The closest thing I came to finding a reasonably identifiable fingerprint for a mobile device was looking for "Profile/MIDP", "MMP/" or "Configuration/CLDC" which seem to be a few good checks for most things mobile.

Just look at examples of all this gibberish:
Nokia6600/1.0 (4.09.1) SymbianOS/7.0s Series60/2.0 Profile/MIDP-2.0 Configuration/CLDC-1.0
Samsung-SPHA880 AU-MIC-A880/2.0 MMP/2.0 Profile/MIDP-2.0 Configuration/CLDC-1.1
SANYO-S750/2.130 UP.Browser/ (GUI) MMP/2.0
BlackBerry8700/4.1.0 Profile/MIDP-2.0 Configuration/CLDC-1.1 VendorID/102

SonyEricssonP900/R102 Profile/MIDP-2.0 Configuration/CLDC-1.0

MOT-C650/0B.D2.23R MIB/2.2.1 Profile/MIDP-2.0 Configuration/CLDC-1.0 (Google WAP Proxy/1.0

Vodafone/1.0/703SH/SHG001 Browser/UP.Browser/ Profile/MIDP-2.0 Configuration/CLDC-1.1 Ext-J-Profile/JSCL-1.2.2 Ext-V-Profile/VSCL-2.0.0

SCH-A950 UP.Browser/ (GUI) MMP/2.0

LGE-PM225/1.0 UP.Browser/ (GUI) MMP/2.0

SHARP-TQ-GX25/1.0 Profile/MIDP-2.0 Configuration/CLDC-1.0 UP.Browser/ (GUI) MMP/2.0 UP.Link/

and on and on and on...
Yeah, I read the spec on wireless user agents and it's just a big old fucking mess of gibberish that opens the door for scrapers to pretend they're cell phones with javascript disabled and scrape the fuck out of a website.

Well you could argue that wireless devices don't use too many pages so just limit their access and I'll counter that containment method with a shitload of anonymous proxies and/or a small fleet of $2/month hosting accounts.

The problem with blocking proxies is just about all of these freaking toys with browsers use proxy servers to convert web pages to a few lines of links and text so just blocking any old proxy they use will typically block them altogether.
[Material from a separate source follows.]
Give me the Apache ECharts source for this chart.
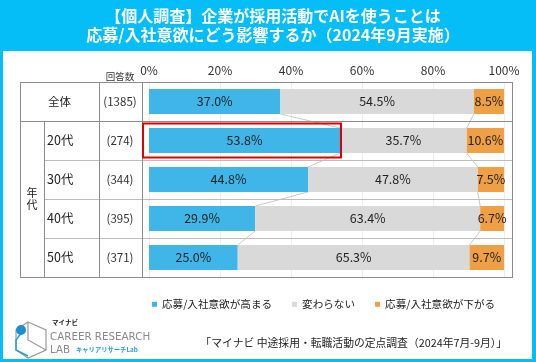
<!DOCTYPE html>
<html><head><meta charset="utf-8">
<script src="https://cdn.jsdelivr.net/npm/echarts@6/dist/echarts.min.js"></script>
<style>html,body{margin:0;padding:0;background:#fff}#c{width:536px;height:362px}</style>
</head><body><div id="c"></div><script>
const titleText = '【個人調査】企業が採用活動でAIを使うことは\n応募/入社意欲にどう影響するか（2024年9月実施）';
const categories = ['全体', '20代', '30代', '40代', '50代'];
const counts = ['(1385)', '(274)', '(344)', '(395)', '(371)'];
const seriesNames = ['応募/入社意欲が高まる', '変わらない', '応募/入社意欲が下がる'];
const up = [37.0, 53.8, 44.8, 29.9, 25.0];
const same = [54.5, 35.7, 47.8, 63.4, 65.3];
const down = [8.5, 10.6, 7.5, 6.7, 9.7];
const xTicks = [0, 20, 40, 60, 80, 100];
const highlightRow = 1;
const groupLabel = '年代';
const countHeader = '回答数';
const sourceText = '「マイナビ 中途採用・転職活動の定点調査（2024年7月-9月）」';

const FONT = '"Noto Sans CJK JP", "Noto Sans", sans-serif';
const CYAN = '#05bdf7';
const colors = ['#3fb5e8', '#d9d9d9', '#f0a044'];
const GL = 149, GT = 82, GW = 355, GH = 195;
const rowH = GH / categories.length;
const barFrac = 0.64;

const cumA = up.slice();
const cumB = up.map((v, i) => v + same[i]);

const chart = echarts.init(document.getElementById('c'), null, {renderer: 'canvas'});

const lineStyle = (c, w) => ({stroke: c, lineWidth: w || 1});
const tableLines = [];
function hl(x1, x2, y, c) { tableLines.push({type: 'line', z: 3, shape: {x1, y1: y, x2, y2: y}, style: lineStyle(c)}); }
function vl(x, y1, y2, c) { tableLines.push({type: 'line', z: 3, shape: {x1: x, y1, x2: x, y2}, style: lineStyle(c)}); }
const yb = i => Math.round(GT + rowH * i) + 0.5;
hl(20, 513, yb(0), '#8c8c8c');
hl(20, 513, yb(1), '#8c8c8c');
for (let i = 2; i < categories.length; i++) hl(44, 513, yb(i), '#bdbdbd');
hl(20, 513, yb(categories.length), '#8c8c8c');
vl(20.5, yb(0), yb(5), '#8c8c8c');
vl(44.5, yb(1), yb(5), '#8c8c8c');
vl(99.5, yb(0), yb(5), '#8c8c8c');
vl(142.5, yb(0), yb(5), '#8c8c8c');
vl(512.5, yb(0), yb(5), '#8c8c8c');

const option = {
  animation: false,
  textStyle: {fontFamily: FONT},
  title: {
    text: titleText, left: 268, top: 1, textAlign: 'center',
    textStyle: {color: '#fff', fontSize: 16, fontWeight: 'bold', lineHeight: 19, fontFamily: FONT}
  },
  legend: {
    data: seriesNames, left: 147, top: 294, icon: 'rect', itemWidth: 5, itemHeight: 5, itemGap: 20,
    textStyle: {fontSize: 10.6, color: '#222', fontFamily: FONT}
  },
  grid: {left: GL, top: GT, width: GW, height: GH},
  xAxis: {
    type: 'value', position: 'top', min: xTicks[0], max: xTicks[xTicks.length - 1], interval: 20,
    axisLine: {show: false}, axisTick: {show: false},
    axisLabel: {formatter: '{value}%', fontSize: 12, color: '#333', margin: 6},
    splitLine: {lineStyle: {color: '#ededed'}}
  },
  yAxis: [{
    type: 'category', data: categories, inverse: true,
    axisLine: {show: false}, axisTick: {show: false},
    axisLabel: {
      align: 'left', margin: GL - 20,
      formatter: (v, i) => i === 0 ? '{c|' + v + '}' : '{r|' + v + '}',
      rich: {
        c: {width: 79, align: 'center', fontSize: 11.5, color: '#222'},
        r: {padding: [0, 0, 0, 27], fontSize: 12.5, color: '#222'}
      }
    }
  }, {
    type: 'category', data: counts, inverse: true, position: 'left',
    axisLine: {show: false}, axisTick: {show: false},
    axisLabel: {align: 'center', margin: GL - 120, fontSize: 11.5, color: '#333'}
  }],
  series: [
    {name: seriesNames[0], data: up, color: colors[0]},
    {name: seriesNames[1], data: same, color: colors[1]},
    {name: seriesNames[2], data: down, color: colors[2]}
  ].map(s => ({
    type: 'bar', stack: 'all', barWidth: (barFrac * 100) + '%', name: s.name, data: s.data,
    itemStyle: {color: s.color},
    label: {show: true, position: 'inside', formatter: p => p.value.toFixed(1) + '%', color: '#222', fontSize: 12.5}
  })).concat([{
    type: 'custom', z: 1, silent: true,
    data: [0, 1, 2, 3].map(i => [0, i]),
    renderItem: (params, api) => {
      const i = api.value(1);
      const h = api.size([0, 1])[1] * barFrac / 2;
      const children = [cumA, cumB].map(arr => {
        const p1 = api.coord([arr[i], i]);
        const p2 = api.coord([arr[i + 1], i + 1]);
        return {type: 'line', shape: {x1: p1[0], y1: p1[1] + h, x2: p2[0], y2: p2[1] - h}, style: {stroke: '#c8c8c8', lineWidth: 1}};
      });
      return {type: 'group', children};
    }
  }, {
    type: 'custom', z: 5, silent: true,
    data: [[0, highlightRow]],
    renderItem: (params, api) => {
      const r = api.value(1);
      const h = api.size([0, 1])[1] * barFrac / 2;
      const p0 = api.coord([0, r]);
      const p1 = api.coord([up[r], r]);
      return {type: 'rect', shape: {x: p0[0] - 6, y: p0[1] - h - 4.5, width: p1[0] - p0[0] + 7, height: 2 * h + 9},
        style: {stroke: '#e00000', lineWidth: 2, fill: null}};
    }
  }]),
  graphic: [
    {type: 'rect', z: -10, shape: {x: 0, y: 0, width: 536, height: 51}, style: {fill: CYAN}},
    {type: 'rect', z: 20, shape: {x: 1.5, y: 1.5, width: 533, height: 359}, style: {stroke: CYAN, lineWidth: 3, fill: null}},
    {type: 'rect', z: 20, shape: {x: 532, y: 0, width: 4, height: 362}, style: {fill: CYAN}},
    {type: 'text', z: 4, x: 120, y: 76, style: {text: countHeader, fill: '#333', fontSize: 9.5, fontFamily: FONT, textAlign: 'center', textVerticalAlign: 'middle'}},
    {type: 'text', z: 4, x: 32, y: 199, style: {text: groupLabel.split('').join('\n'), fill: '#222', fontSize: 11, lineHeight: 12, fontFamily: FONT, textAlign: 'center', textVerticalAlign: 'middle'}},
    {type: 'text', z: 4, x: 507, y: 343, style: {text: sourceText, fill: '#222', fontSize: 10.8, fontFamily: FONT, textAlign: 'right', textVerticalAlign: 'middle'}},
    // logo
    {type: 'polygon', z: 4, shape: {points: [[28, 322], [46, 330], [46, 350], [28, 358], [16, 350], [16, 330]]}, style: {stroke: '#9a9a9a', lineWidth: 1.2, fill: null}},
    {type: 'polyline', z: 4, shape: {points: [[28, 322], [28, 340], [46, 350]]}, style: {stroke: '#9a9a9a', lineWidth: 1.2, fill: null}},
    {type: 'polyline', z: 4, shape: {points: [[22, 332], [16, 340], [16, 350], [28, 356]]}, style: {stroke: '#2a9fd6', lineWidth: 1.5, fill: null}},
    {type: 'circle', z: 5, shape: {cx: 21, cy: 330, r: 5}, style: {fill: '#1c8fd0'}},
    {type: 'text', z: 4, x: 52, y: 323, style: {text: 'マイナビ', fill: '#222', fontSize: 6.5, fontWeight: 'bold', fontFamily: FONT, textVerticalAlign: 'middle'}},
    {type: 'text', z: 4, x: 50, y: 337, style: {text: 'CAREER RESEARCH', fill: '#8a8a8a', fontSize: 10.3, fontFamily: '"DejaVu Sans", sans-serif', textVerticalAlign: 'middle'}},
    {type: 'text', z: 4, x: 50, y: 350, style: {text: 'LAB', fill: '#8a8a8a', fontSize: 10.3, fontFamily: '"DejaVu Sans", sans-serif', textVerticalAlign: 'middle'}},
    {type: 'text', z: 4, x: 76, y: 350, style: {text: 'キャリアリサーチLab', fill: '#2a9fd6', fontSize: 6.3, fontWeight: 'bold', fontFamily: FONT, textVerticalAlign: 'middle'}}
  ].concat(tableLines)
};
chart.setOption(option);
</script></body></html>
It's a gaping hole that can barely be contained and my best strategy to date is by only allowing these devices access via IP's that resolve to wireless service providers which is sketchy at best.

Why is this sketchy?

Someone can scrape over a 3G network at speeds of 400K-700K or better.

Not highly likely, but definitely probable and easily doable.

I'm getting annoyed as the tighter I make the noose, the more obvious it's weaknesses thanks to the swiss cheese that is the internet and all the bungling engineers.

It's a prime example of that old technology law:
"If builders built buildings the way programmers wrote programs, then the first woodpecker that came along would destroy civilization"

Roffle from CCBill

I keep getting hit by this bizarre user agent Roffle and there isn't much information at all that I can find about this on the net as it doesn't even appear in most of the user agent resource sites.

Here's what I know about it: "Roffle/l.ol(compatible; MSIE 6.0; Windows NT 5.0;"
In my case it always crawls from the same IP address which oddly enough is owned by CCBill LLC:

whois NET-64-38-240-0-1

OrgName: CCBill LLC
Address: 1501 W 17th St
City: Tempe
StateProv: AZ
PostalCode: 85281
Country: US

NetRange: -
So why in the hell does an internet billing system have a bot crawling the net?

Guess I could ask them, but that's not as much fun as figuring it out with clues on the net!